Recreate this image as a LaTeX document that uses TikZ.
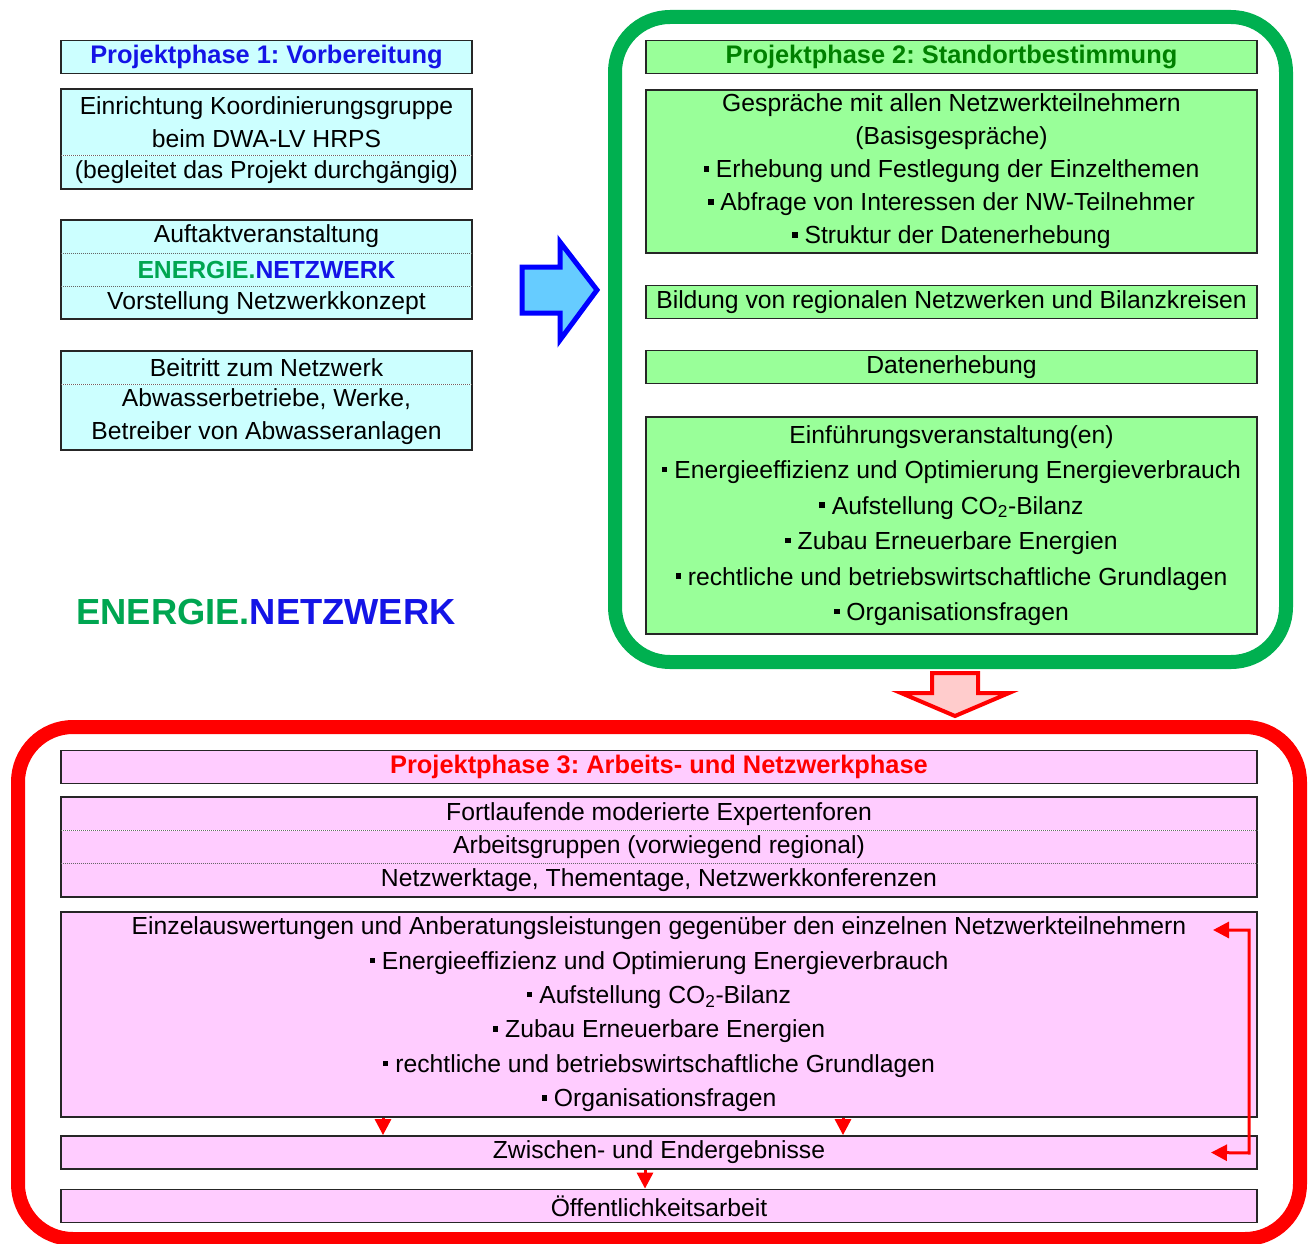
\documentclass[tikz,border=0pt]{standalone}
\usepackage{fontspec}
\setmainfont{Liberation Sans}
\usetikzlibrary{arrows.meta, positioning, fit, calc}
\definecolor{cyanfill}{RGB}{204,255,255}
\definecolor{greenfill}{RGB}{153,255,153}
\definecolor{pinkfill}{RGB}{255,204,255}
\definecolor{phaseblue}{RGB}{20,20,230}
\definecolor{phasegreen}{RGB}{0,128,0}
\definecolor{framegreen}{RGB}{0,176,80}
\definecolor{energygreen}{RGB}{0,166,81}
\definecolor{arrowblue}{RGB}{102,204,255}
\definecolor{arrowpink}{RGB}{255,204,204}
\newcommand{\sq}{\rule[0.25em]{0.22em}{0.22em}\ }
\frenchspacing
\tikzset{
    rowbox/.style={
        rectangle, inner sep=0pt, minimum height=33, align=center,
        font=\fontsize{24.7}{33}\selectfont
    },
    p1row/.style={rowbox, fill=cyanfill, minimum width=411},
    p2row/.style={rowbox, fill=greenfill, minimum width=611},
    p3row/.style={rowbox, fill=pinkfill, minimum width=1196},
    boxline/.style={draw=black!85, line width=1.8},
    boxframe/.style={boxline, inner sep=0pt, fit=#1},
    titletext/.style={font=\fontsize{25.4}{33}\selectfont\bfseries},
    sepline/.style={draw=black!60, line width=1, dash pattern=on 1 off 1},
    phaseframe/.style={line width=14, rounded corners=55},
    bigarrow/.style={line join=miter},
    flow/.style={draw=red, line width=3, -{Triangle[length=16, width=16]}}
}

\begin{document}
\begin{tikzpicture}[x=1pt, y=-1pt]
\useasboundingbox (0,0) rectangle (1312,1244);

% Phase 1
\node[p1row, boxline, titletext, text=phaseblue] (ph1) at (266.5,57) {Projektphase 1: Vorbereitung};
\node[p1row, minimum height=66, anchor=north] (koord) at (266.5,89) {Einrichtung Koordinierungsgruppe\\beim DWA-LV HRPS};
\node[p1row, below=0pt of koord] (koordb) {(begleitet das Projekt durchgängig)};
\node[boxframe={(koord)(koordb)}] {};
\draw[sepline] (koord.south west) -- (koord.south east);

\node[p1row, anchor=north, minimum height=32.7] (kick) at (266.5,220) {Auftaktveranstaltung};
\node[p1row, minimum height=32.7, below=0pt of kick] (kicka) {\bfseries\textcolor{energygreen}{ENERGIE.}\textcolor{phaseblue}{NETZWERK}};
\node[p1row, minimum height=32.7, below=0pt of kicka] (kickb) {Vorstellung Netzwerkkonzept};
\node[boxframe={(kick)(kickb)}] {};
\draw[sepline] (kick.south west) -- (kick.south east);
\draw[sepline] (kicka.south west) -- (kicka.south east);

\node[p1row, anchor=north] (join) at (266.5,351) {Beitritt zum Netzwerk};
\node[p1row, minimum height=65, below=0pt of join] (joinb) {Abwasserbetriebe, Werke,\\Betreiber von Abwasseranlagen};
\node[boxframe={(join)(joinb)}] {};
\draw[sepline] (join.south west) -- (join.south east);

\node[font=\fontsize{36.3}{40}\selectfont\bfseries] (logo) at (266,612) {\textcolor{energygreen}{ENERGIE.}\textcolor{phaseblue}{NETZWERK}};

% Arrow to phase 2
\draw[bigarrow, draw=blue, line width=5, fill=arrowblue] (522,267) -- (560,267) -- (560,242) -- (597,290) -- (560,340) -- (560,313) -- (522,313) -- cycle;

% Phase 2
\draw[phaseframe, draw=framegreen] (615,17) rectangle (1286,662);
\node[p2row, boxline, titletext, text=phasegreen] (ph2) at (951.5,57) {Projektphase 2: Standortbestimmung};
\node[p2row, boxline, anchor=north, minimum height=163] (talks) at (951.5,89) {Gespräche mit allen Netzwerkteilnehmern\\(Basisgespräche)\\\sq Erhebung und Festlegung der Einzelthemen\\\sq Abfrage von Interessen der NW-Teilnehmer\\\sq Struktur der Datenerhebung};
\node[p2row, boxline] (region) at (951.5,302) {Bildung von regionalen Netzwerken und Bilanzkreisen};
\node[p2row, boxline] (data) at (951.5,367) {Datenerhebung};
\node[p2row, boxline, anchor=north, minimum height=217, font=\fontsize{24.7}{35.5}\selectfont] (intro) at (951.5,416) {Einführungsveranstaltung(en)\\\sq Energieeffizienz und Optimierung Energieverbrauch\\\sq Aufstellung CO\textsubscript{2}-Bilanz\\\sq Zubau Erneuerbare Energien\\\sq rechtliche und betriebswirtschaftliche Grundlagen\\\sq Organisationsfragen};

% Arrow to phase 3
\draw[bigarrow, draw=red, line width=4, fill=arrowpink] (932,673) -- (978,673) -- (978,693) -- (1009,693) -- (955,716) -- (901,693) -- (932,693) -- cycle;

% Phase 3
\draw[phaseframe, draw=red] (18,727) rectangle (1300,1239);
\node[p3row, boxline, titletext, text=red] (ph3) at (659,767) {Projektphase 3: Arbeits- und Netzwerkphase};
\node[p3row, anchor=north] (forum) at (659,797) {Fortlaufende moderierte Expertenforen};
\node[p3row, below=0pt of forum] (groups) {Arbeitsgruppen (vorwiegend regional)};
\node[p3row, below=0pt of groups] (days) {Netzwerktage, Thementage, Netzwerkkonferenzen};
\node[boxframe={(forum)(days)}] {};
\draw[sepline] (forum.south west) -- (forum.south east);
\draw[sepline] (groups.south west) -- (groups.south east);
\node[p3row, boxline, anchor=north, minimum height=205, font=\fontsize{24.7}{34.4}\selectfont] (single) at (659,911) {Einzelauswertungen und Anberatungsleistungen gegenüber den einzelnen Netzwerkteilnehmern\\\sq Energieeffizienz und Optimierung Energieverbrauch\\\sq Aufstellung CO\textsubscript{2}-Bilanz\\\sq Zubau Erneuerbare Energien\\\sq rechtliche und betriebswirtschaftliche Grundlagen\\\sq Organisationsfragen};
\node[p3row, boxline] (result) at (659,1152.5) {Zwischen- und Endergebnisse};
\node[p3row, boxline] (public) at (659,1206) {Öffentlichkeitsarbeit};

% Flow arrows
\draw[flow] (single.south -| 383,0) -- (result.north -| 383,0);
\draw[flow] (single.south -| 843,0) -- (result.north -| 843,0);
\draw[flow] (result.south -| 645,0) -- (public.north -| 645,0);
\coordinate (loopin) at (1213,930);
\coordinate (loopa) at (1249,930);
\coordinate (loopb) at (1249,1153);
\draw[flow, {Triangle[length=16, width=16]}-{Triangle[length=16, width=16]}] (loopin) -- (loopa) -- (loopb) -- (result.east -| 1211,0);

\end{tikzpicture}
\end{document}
···
(OBJECTIVE):
Transcribe the listing in full and omit the pictures.

(SOLUTION TO THIS PROBLEM):
Recreate this image as a LaTeX document that uses TikZ.
\documentclass[tikz,border=0pt]{standalone}
\usepackage{fontspec}
\setmainfont{Liberation Sans}
\usetikzlibrary{arrows.meta, positioning, fit, calc}
\definecolor{cyanfill}{RGB}{204,255,255}
\definecolor{greenfill}{RGB}{153,255,153}
\definecolor{pinkfill}{RGB}{255,204,255}
\definecolor{phaseblue}{RGB}{20,20,230}
\definecolor{phasegreen}{RGB}{0,128,0}
\definecolor{framegreen}{RGB}{0,176,80}
\definecolor{energygreen}{RGB}{0,166,81}
\definecolor{arrowblue}{RGB}{102,204,255}
\definecolor{arrowpink}{RGB}{255,204,204}
\newcommand{\sq}{\rule[0.25em]{0.22em}{0.22em}\ }
\frenchspacing
\tikzset{
    rowbox/.style={
        rectangle, inner sep=0pt, minimum height=33, align=center,
        font=\fontsize{24.7}{33}\selectfont
    },
    p1row/.style={rowbox, fill=cyanfill, minimum width=411},
    p2row/.style={rowbox, fill=greenfill, minimum width=611},
    p3row/.style={rowbox, fill=pinkfill, minimum width=1196},
    boxline/.style={draw=black!85, line width=1.8},
    boxframe/.style={boxline, inner sep=0pt, fit=#1},
    titletext/.style={font=\fontsize{25.4}{33}\selectfont\bfseries},
    sepline/.style={draw=black!60, line width=1, dash pattern=on 1 off 1},
    phaseframe/.style={line width=14, rounded corners=55},
    bigarrow/.style={line join=miter},
    flow/.style={draw=red, line width=3, -{Triangle[length=16, width=16]}}
}

\begin{document}
\begin{tikzpicture}[x=1pt, y=-1pt]
\useasboundingbox (0,0) rectangle (1312,1244);

% Phase 1
\node[p1row, boxline, titletext, text=phaseblue] (ph1) at (266.5,57) {Projektphase 1: Vorbereitung};
\node[p1row, minimum height=66, anchor=north] (koord) at (266.5,89) {Einrichtung Koordinierungsgruppe\\beim DWA-LV HRPS};
\node[p1row, below=0pt of koord] (koordb) {(begleitet das Projekt durchgängig)};
\node[boxframe={(koord)(koordb)}] {};
\draw[sepline] (koord.south west) -- (koord.south east);

\node[p1row, anchor=north, minimum height=32.7] (kick) at (266.5,220) {Auftaktveranstaltung};
\node[p1row, minimum height=32.7, below=0pt of kick] (kicka) {\bfseries\textcolor{energygreen}{ENERGIE.}\textcolor{phaseblue}{NETZWERK}};
\node[p1row, minimum height=32.7, below=0pt of kicka] (kickb) {Vorstellung Netzwerkkonzept};
\node[boxframe={(kick)(kickb)}] {};
\draw[sepline] (kick.south west) -- (kick.south east);
\draw[sepline] (kicka.south west) -- (kicka.south east);

\node[p1row, anchor=north] (join) at (266.5,351) {Beitritt zum Netzwerk};
\node[p1row, minimum height=65, below=0pt of join] (joinb) {Abwasserbetriebe, Werke,\\Betreiber von Abwasseranlagen};
\node[boxframe={(join)(joinb)}] {};
\draw[sepline] (join.south west) -- (join.south east);

\node[font=\fontsize{36.3}{40}\selectfont\bfseries] (logo) at (266,612) {\textcolor{energygreen}{ENERGIE.}\textcolor{phaseblue}{NETZWERK}};

% Arrow to phase 2
\draw[bigarrow, draw=blue, line width=5, fill=arrowblue] (522,267) -- (560,267) -- (560,242) -- (597,290) -- (560,340) -- (560,313) -- (522,313) -- cycle;

% Phase 2
\draw[phaseframe, draw=framegreen] (615,17) rectangle (1286,662);
\node[p2row, boxline, titletext, text=phasegreen] (ph2) at (951.5,57) {Projektphase 2: Standortbestimmung};
\node[p2row, boxline, anchor=north, minimum height=163] (talks) at (951.5,89) {Gespräche mit allen Netzwerkteilnehmern\\(Basisgespräche)\\\sq Erhebung und Festlegung der Einzelthemen\\\sq Abfrage von Interessen der NW-Teilnehmer\\\sq Struktur der Datenerhebung};
\node[p2row, boxline] (region) at (951.5,302) {Bildung von regionalen Netzwerken und Bilanzkreisen};
\node[p2row, boxline] (data) at (951.5,367) {Datenerhebung};
\node[p2row, boxline, anchor=north, minimum height=217, font=\fontsize{24.7}{35.5}\selectfont] (intro) at (951.5,416) {Einführungsveranstaltung(en)\\\sq Energieeffizienz und Optimierung Energieverbrauch\\\sq Aufstellung CO\textsubscript{2}-Bilanz\\\sq Zubau Erneuerbare Energien\\\sq rechtliche und betriebswirtschaftliche Grundlagen\\\sq Organisationsfragen};

% Arrow to phase 3
\draw[bigarrow, draw=red, line width=4, fill=arrowpink] (932,673) -- (978,673) -- (978,693) -- (1009,693) -- (955,716) -- (901,693) -- (932,693) -- cycle;

% Phase 3
\draw[phaseframe, draw=red] (18,727) rectangle (1300,1239);
\node[p3row, boxline, titletext, text=red] (ph3) at (659,767) {Projektphase 3: Arbeits- und Netzwerkphase};
\node[p3row, anchor=north] (forum) at (659,797) {Fortlaufende moderierte Expertenforen};
\node[p3row, below=0pt of forum] (groups) {Arbeitsgruppen (vorwiegend regional)};
\node[p3row, below=0pt of groups] (days) {Netzwerktage, Thementage, Netzwerkkonferenzen};
\node[boxframe={(forum)(days)}] {};
\draw[sepline] (forum.south west) -- (forum.south east);
\draw[sepline] (groups.south west) -- (groups.south east);
\node[p3row, boxline, anchor=north, minimum height=205, font=\fontsize{24.7}{34.4}\selectfont] (single) at (659,911) {Einzelauswertungen und Anberatungsleistungen gegenüber den einzelnen Netzwerkteilnehmern\\\sq Energieeffizienz und Optimierung Energieverbrauch\\\sq Aufstellung CO\textsubscript{2}-Bilanz\\\sq Zubau Erneuerbare Energien\\\sq rechtliche und betriebswirtschaftliche Grundlagen\\\sq Organisationsfragen};
\node[p3row, boxline] (result) at (659,1152.5) {Zwischen- und Endergebnisse};
\node[p3row, boxline] (public) at (659,1206) {Öffentlichkeitsarbeit};

% Flow arrows
\draw[flow] (single.south -| 383,0) -- (result.north -| 383,0);
\draw[flow] (single.south -| 843,0) -- (result.north -| 843,0);
\draw[flow] (result.south -| 645,0) -- (public.north -| 645,0);
\coordinate (loopin) at (1213,930);
\coordinate (loopa) at (1249,930);
\coordinate (loopb) at (1249,1153);
\draw[flow, {Triangle[length=16, width=16]}-{Triangle[length=16, width=16]}] (loopin) -- (loopa) -- (loopb) -- (result.east -| 1211,0);

\end{tikzpicture}
\end{document}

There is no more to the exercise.